With an assist from Audioslave, Ace deigns to give men some “actionable advice” in “You thought you made a man, you better think again…”.

Al Fin has a nice run down of the thwarted terrorist attack on the Amsterdam-Paris Train. The goal of raising dangerous children is to make dangerous adults—dangerous most especially to the bad guys. Related: Why Dangerous Children Learn Mindfulness — On Top of Situational Awareness.

Kristor takes on the pernicious notion that Nature Never Sucks.

Nature is indeed teleological, and teloi are not superfluous entities subject to excision by Ockham’s Razor, but rather are indispensable to any adequate explanation of natural phenomena: it is logically impossible to account for the fact that things tend if you are going to rule out tendency per se and ab initio.

Nevertheless, it is not Nature herself that sucks Nature into her natural order, but something exogenous to her. It is, i.e., not Nature that is doing the sucking.

Bonald is (his usual) fantastic here: Catholic defensiveness vs. pious humbug, aka. “Pious BS”.

Some examples of pious BS:

expending all our missionary effort on people who are the least likely to convert

dismissing the “ghetto option” because it means we won’t be evangelizing the world, even when it’s clear that in conditions of openness the world is gaining more converts from us than we are from them

claiming to have exclusively “pastoral” interests and then showing little interest in how people are to know or whether they are likely to believe the basic doctrines of the faith

worrying more about extinct heresies (e.g. “Jansenism”) than live ones

responding to ecclesial crises with meaningless commemorative events (e.g. responding to widespread loss of faith by declaring a “Year of Faith” or suchlike)

reckless lack of concern on the part of prelates for how their statements, often made while seeking favor from small groups already hostile to the faith, can be exploited by the Church’s enemies

Formulation and defnition of “Pious BS”, Bonald wins an ☀“Official” #NRx Best of the Week Honorable Mention☀. Also from Bonald: What the Republican Party is good for. If even that.

Roman Dmowski over at Man-Sized Target has a nice bit of analysis on the WDBJ-7 Roanoke shooting in Fanning the Flames.

Liberal elites and black elites suffer from several forms of moral dementia. First, they make a cult of the criminal, when in fact, criminals should be marginalized. Two, as part of this cult of the criminal, they create a narrative of a white oppressor class, whose demonization is nonstop. Finally, they construct a willfully blind mirror image of reality becuase there is not a significant number of violent white on black attacks–by police or otherwise–whereas there is disproportionate black criminality against blacks and whites too. Indeed, it would be much higher, but for the strenuous efforts of whites, Hispanics, and Asians to avoid black neighborhoods. There is a genuine black crime problem, and, instead, a visitor from Mars would think we live in a world of genocidal white violence against non-whites. It’s a patently ridiculous lie. And that lie is encouraging the marginalized to feel justified in committing the most horrible crimes.
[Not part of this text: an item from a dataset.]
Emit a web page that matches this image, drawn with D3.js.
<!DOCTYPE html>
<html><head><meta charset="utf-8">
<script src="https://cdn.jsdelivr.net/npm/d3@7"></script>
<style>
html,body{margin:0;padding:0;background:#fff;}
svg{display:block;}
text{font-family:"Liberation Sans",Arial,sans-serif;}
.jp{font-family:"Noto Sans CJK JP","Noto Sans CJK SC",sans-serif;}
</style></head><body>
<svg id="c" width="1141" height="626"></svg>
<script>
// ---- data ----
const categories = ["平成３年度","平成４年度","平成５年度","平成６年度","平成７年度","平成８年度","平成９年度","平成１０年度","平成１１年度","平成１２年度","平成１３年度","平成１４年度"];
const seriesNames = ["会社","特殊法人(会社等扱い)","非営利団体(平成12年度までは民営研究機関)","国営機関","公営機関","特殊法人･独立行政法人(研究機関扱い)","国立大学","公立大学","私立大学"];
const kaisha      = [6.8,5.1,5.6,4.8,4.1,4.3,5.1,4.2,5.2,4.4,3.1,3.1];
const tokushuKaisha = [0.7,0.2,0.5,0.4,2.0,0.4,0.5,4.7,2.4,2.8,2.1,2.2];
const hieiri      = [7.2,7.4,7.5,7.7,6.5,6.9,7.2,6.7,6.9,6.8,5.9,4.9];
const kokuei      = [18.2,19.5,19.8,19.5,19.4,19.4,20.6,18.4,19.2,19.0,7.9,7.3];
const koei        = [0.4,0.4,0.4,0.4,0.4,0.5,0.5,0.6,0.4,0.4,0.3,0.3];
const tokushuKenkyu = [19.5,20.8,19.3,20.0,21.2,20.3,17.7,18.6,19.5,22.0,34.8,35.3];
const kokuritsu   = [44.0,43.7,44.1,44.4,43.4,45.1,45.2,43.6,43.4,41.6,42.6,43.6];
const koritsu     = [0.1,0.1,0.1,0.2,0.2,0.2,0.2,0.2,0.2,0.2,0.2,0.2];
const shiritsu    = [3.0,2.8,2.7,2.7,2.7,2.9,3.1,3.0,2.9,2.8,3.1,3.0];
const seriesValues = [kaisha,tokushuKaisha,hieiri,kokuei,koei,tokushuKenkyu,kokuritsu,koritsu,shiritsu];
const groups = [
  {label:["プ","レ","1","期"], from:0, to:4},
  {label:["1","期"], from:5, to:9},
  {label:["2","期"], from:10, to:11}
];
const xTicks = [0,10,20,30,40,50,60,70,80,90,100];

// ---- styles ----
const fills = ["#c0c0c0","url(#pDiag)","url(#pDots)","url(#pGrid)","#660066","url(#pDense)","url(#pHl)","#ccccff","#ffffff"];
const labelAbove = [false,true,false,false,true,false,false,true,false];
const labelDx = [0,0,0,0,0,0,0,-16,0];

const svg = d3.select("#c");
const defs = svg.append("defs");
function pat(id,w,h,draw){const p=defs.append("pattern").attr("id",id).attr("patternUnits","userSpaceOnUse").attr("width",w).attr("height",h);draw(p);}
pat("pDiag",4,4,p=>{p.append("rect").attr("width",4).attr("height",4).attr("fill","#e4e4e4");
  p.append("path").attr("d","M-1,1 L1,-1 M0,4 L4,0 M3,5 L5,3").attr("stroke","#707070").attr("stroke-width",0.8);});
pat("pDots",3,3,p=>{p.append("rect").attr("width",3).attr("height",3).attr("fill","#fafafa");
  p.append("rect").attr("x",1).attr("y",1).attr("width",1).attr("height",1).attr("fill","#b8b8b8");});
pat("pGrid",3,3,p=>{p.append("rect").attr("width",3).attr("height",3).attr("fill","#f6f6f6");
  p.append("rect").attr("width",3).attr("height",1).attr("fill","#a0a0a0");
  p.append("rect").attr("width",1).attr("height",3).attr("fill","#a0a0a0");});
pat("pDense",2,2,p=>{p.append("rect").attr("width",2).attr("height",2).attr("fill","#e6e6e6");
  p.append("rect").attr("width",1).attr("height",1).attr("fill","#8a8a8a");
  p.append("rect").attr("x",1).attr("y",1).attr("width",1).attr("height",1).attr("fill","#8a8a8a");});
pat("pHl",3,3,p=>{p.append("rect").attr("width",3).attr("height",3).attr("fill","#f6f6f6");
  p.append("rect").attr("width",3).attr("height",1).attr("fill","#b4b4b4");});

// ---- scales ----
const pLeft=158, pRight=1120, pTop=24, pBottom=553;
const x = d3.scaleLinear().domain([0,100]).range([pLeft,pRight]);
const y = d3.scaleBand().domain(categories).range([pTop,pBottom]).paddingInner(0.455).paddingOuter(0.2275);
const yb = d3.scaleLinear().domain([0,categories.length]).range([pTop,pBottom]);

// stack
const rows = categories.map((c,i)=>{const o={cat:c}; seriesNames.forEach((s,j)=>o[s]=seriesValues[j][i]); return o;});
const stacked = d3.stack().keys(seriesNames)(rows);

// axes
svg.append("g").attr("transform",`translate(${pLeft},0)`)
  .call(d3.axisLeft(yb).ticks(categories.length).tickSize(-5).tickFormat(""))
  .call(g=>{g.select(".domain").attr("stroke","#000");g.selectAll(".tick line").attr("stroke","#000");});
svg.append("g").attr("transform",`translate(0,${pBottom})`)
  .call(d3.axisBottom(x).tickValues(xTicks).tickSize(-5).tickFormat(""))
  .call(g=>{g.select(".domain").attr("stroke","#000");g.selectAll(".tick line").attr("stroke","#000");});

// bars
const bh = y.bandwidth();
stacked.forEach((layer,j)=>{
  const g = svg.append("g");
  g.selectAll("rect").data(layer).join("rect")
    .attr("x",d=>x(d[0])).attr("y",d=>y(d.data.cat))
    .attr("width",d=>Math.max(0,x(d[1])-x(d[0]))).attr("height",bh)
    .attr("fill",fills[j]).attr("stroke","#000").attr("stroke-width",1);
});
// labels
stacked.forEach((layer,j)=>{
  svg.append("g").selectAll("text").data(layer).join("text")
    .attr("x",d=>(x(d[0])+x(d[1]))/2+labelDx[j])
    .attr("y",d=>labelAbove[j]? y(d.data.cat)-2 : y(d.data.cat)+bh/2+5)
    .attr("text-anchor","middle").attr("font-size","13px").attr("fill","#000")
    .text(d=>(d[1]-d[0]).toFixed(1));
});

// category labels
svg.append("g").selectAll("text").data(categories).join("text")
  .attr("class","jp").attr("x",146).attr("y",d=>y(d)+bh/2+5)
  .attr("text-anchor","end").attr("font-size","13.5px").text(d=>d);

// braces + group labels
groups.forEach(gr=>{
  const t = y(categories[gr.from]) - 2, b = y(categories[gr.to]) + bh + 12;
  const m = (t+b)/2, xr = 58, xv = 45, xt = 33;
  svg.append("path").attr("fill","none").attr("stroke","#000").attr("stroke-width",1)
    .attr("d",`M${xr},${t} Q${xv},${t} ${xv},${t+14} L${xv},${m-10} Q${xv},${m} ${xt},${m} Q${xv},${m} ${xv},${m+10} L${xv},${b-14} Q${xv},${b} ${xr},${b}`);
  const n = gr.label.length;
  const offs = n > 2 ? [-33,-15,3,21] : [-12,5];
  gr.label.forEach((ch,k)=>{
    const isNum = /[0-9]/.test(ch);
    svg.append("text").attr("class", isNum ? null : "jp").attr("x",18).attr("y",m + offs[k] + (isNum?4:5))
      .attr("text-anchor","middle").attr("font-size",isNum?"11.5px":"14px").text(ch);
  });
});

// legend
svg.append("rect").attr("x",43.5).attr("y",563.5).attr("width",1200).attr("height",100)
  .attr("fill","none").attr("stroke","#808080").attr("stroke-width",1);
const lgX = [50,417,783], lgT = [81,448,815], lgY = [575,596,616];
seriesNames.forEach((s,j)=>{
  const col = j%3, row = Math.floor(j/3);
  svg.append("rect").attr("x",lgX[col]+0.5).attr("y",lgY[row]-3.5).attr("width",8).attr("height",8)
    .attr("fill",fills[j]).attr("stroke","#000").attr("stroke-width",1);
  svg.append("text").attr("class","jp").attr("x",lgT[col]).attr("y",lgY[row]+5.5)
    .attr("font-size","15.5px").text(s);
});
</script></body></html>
Filed under Less Damnable Lies, Abandoned Footnotes has a nice piece The Mismeasure of Growth. Singapore’s meteoric rise to first world status is re-reconsidered and found to be impressive again. But that is just the foreword to a really impressive amount of research and effort. This was the third article this week that I felt could have won it all. But it was a super strong week. Xavier Marquez settles for an ☀“Official” #NRx Best of the Week Honorable Mention☀.
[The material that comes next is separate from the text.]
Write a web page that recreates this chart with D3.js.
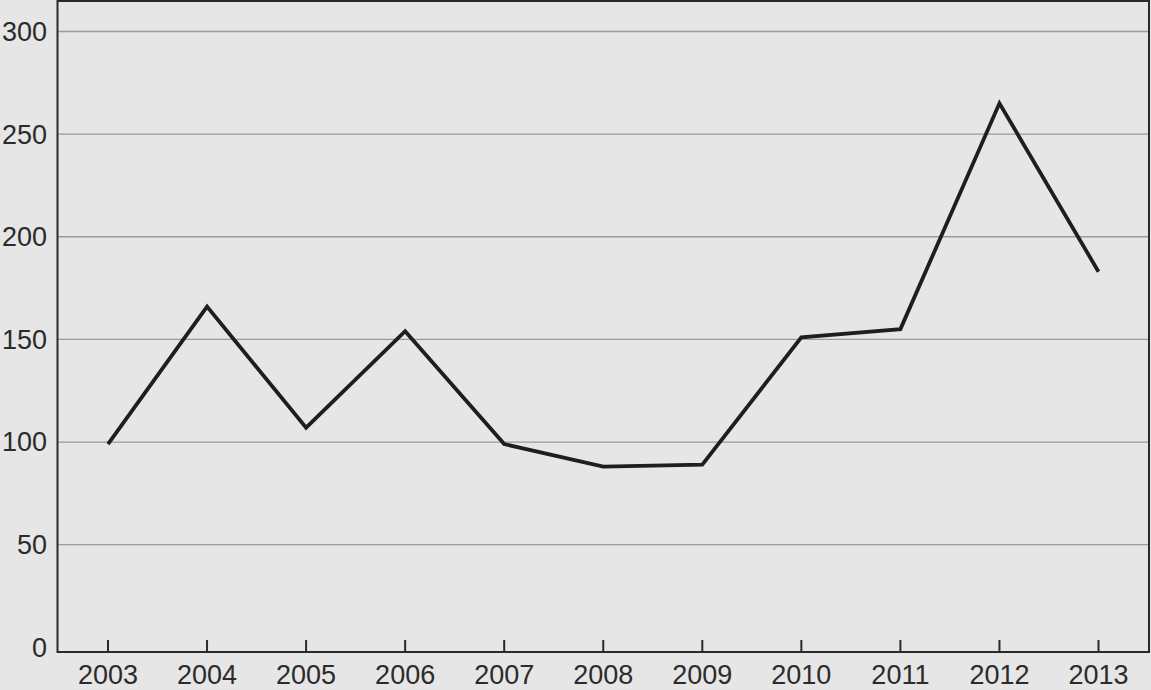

Speaking of speculative fiction (and filed under sin categoria) Carlos Esteban brings us El hombre que pudo ser rey.

Chris Gale has a bone to pick with these nine “sins” that the “church” ignores (most of them aren’t even sins). Which actual sins is the church “ok” with these days? All of the biggies. Also Some hope for PTSD. Real PTSD, not the kind you get from growing up in a society that fails to treat you like a special snowflake 24/7 for 23 straight years.
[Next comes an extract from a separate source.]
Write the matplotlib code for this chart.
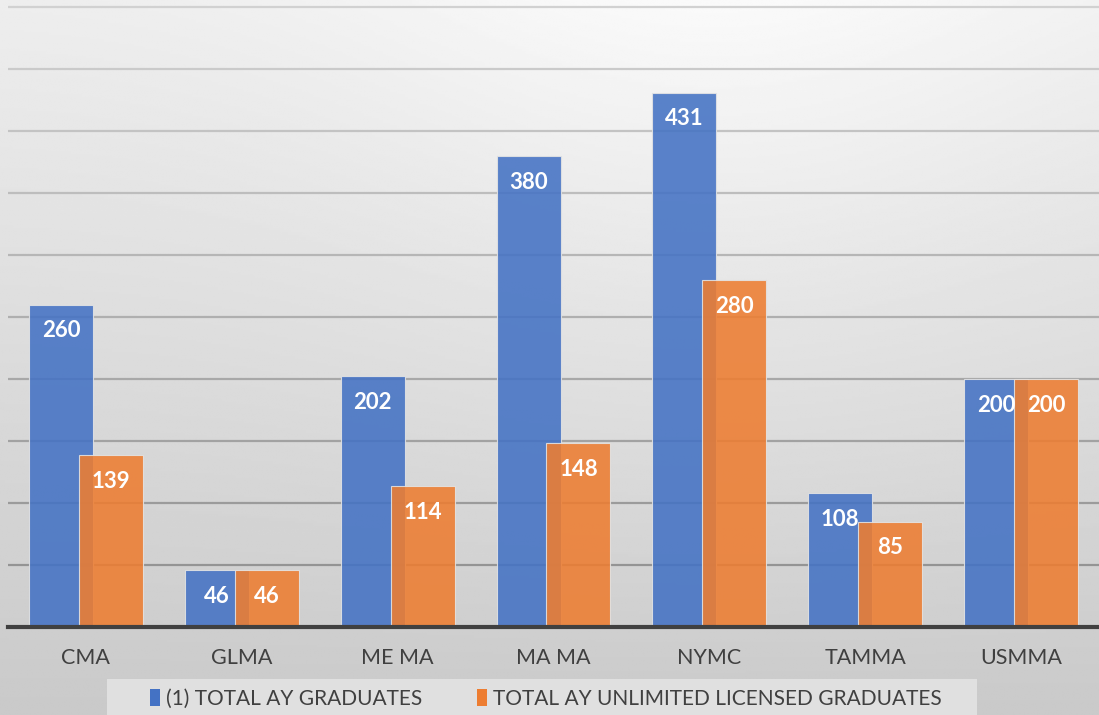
import numpy as np
import matplotlib.pyplot as plt
from matplotlib.patches import Patch, Rectangle

# data
academies = ['CMA', 'GLMA', 'ME MA', 'MA MA', 'NYMC', 'TAMMA', 'USMMA']
total_grads = [260, 46, 202, 380, 431, 108, 200]
licensed_grads = [139, 46, 114, 148, 280, 85, 200]
series_names = ['(1) TOTAL AY GRADUATES', 'TOTAL AY UNLIMITED LICENSED GRADUATES']

blue = '#4472C4'
orange = '#ED7D31'

plt.rcParams['font.family'] = ['Lato', 'DejaVu Sans']

fig = plt.figure(figsize=(10.99, 7.15), dpi=100)

# soft gray background, lighter towards the top centre-right
bg = fig.add_axes([0, 0, 1, 1], zorder=-10)
gx, gy = np.meshgrid(np.linspace(0, 1, 300), np.linspace(0, 1, 300))
shade = 0.79 + 0.14 * gy + 0.05 * np.exp(-((gx - 0.65) / 0.35) ** 2) * gy
bg.imshow(shade, cmap='gray', vmin=0, vmax=1, origin='lower',
          extent=[0, 1, 0, 1], aspect='auto')
bg.axis('off')

ax = fig.add_axes([8 / 1099, 88 / 715, 1091 / 1099, 627 / 715])
ax.patch.set_alpha(0)

# gridlines fade out towards the top
for lvl in range(50, 501, 50):
    g = 0.58 + 0.24 * (lvl - 50) / 450
    ax.axhline(lvl, color=(g, g, g), linewidth=1.6, zorder=1)

x = np.arange(len(academies))
w = 0.41
off = 0.16
b1 = ax.bar(x - off, total_grads, w, color=blue, alpha=0.88,
            edgecolor='#e4e4e4', linewidth=0.8, zorder=3)
b2 = ax.bar(x + off, licensed_grads, w, color=orange, alpha=0.88,
            edgecolor='#e4e4e4', linewidth=0.8, zorder=4)

for bars in (b1, b2):
    for r in bars:
        ax.annotate(f'{int(r.get_height())}',
                    (r.get_x() + r.get_width() / 2, r.get_height()),
                    xytext=(0, -19), textcoords='offset points',
                    ha='center', va='center', color='white',
                    fontsize=16, fontweight='bold', zorder=6)

ax.set_xlim(-0.5, 6.5)
ax.set_ylim(0, 505.6)
ax.set_yticks([])
ax.set_xticks(x)
ax.set_xticklabels(academies, fontsize=15.5, color='#404040')
ax.tick_params(axis='x', length=0, pad=15)
for s in ['top', 'right', 'left']:
    ax.spines[s].set_visible(False)
ax.spines['bottom'].set_color('#404040')
ax.spines['bottom'].set_linewidth(3)
ax.spines['bottom'].set_zorder(5)

# legend strip
fig.patches.append(Rectangle((107 / 1099, 0), 870 / 1099, 36 / 715,
                             transform=fig.transFigure, facecolor='#e0e0e0',
                             edgecolor='none', zorder=0))
handles = [Patch(facecolor=blue), Patch(facecolor=orange)]
fig.legend(handles, series_names, loc='center', bbox_to_anchor=(546 / 1099, 16 / 715),
           ncol=2, frameon=False, fontsize=15, handlelength=0.5, handleheight=0.85,
           handletextpad=0.3, columnspacing=2.6, labelcolor='#404040')

fig.savefig('out.png', dpi=100)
Porter clearly knows enough about financial markets to not make any firm predictions about them, but something is quite amiss in the incentive structures our government has built. Astute commentary on the WDBJ-7 Roanoke murders in Eggs and Omelets.

It does not require spacious contemplation to grasp the inevitable results of years of liberal hostility incubation in blacks. Fomenting a sense of bitter victimization among a low IQ, high impulsivity population has few alternate endings. When that population is told their sorrows have a specific source, the advice is eagerly taken. This morning that source was just two young reporters trying to do a job. Generations of these people did this to you manifested in a manner as predictable as a parent’s tears. Liberals were, as always, admirable in circumspection. Gun nuts did this!

This too The Kakistocracy, Porter draws some lessons from Ashley You Little Slut. Also this was great: Mictlantecuhtli Shrugs. Porter begins:

Imagine you could conjure a word and then watch generations of your enemies destroy themselves trying to prove they are not that word.

You won’t believe what happens next! Thoroughgoing and utterly deserved mockery of Redstate’s ineptly named Erick Erickson. Porter earns yet another an ☀“Official” #NRx Best of the Week Honorable Mention☀ for this entertaining and insightful work.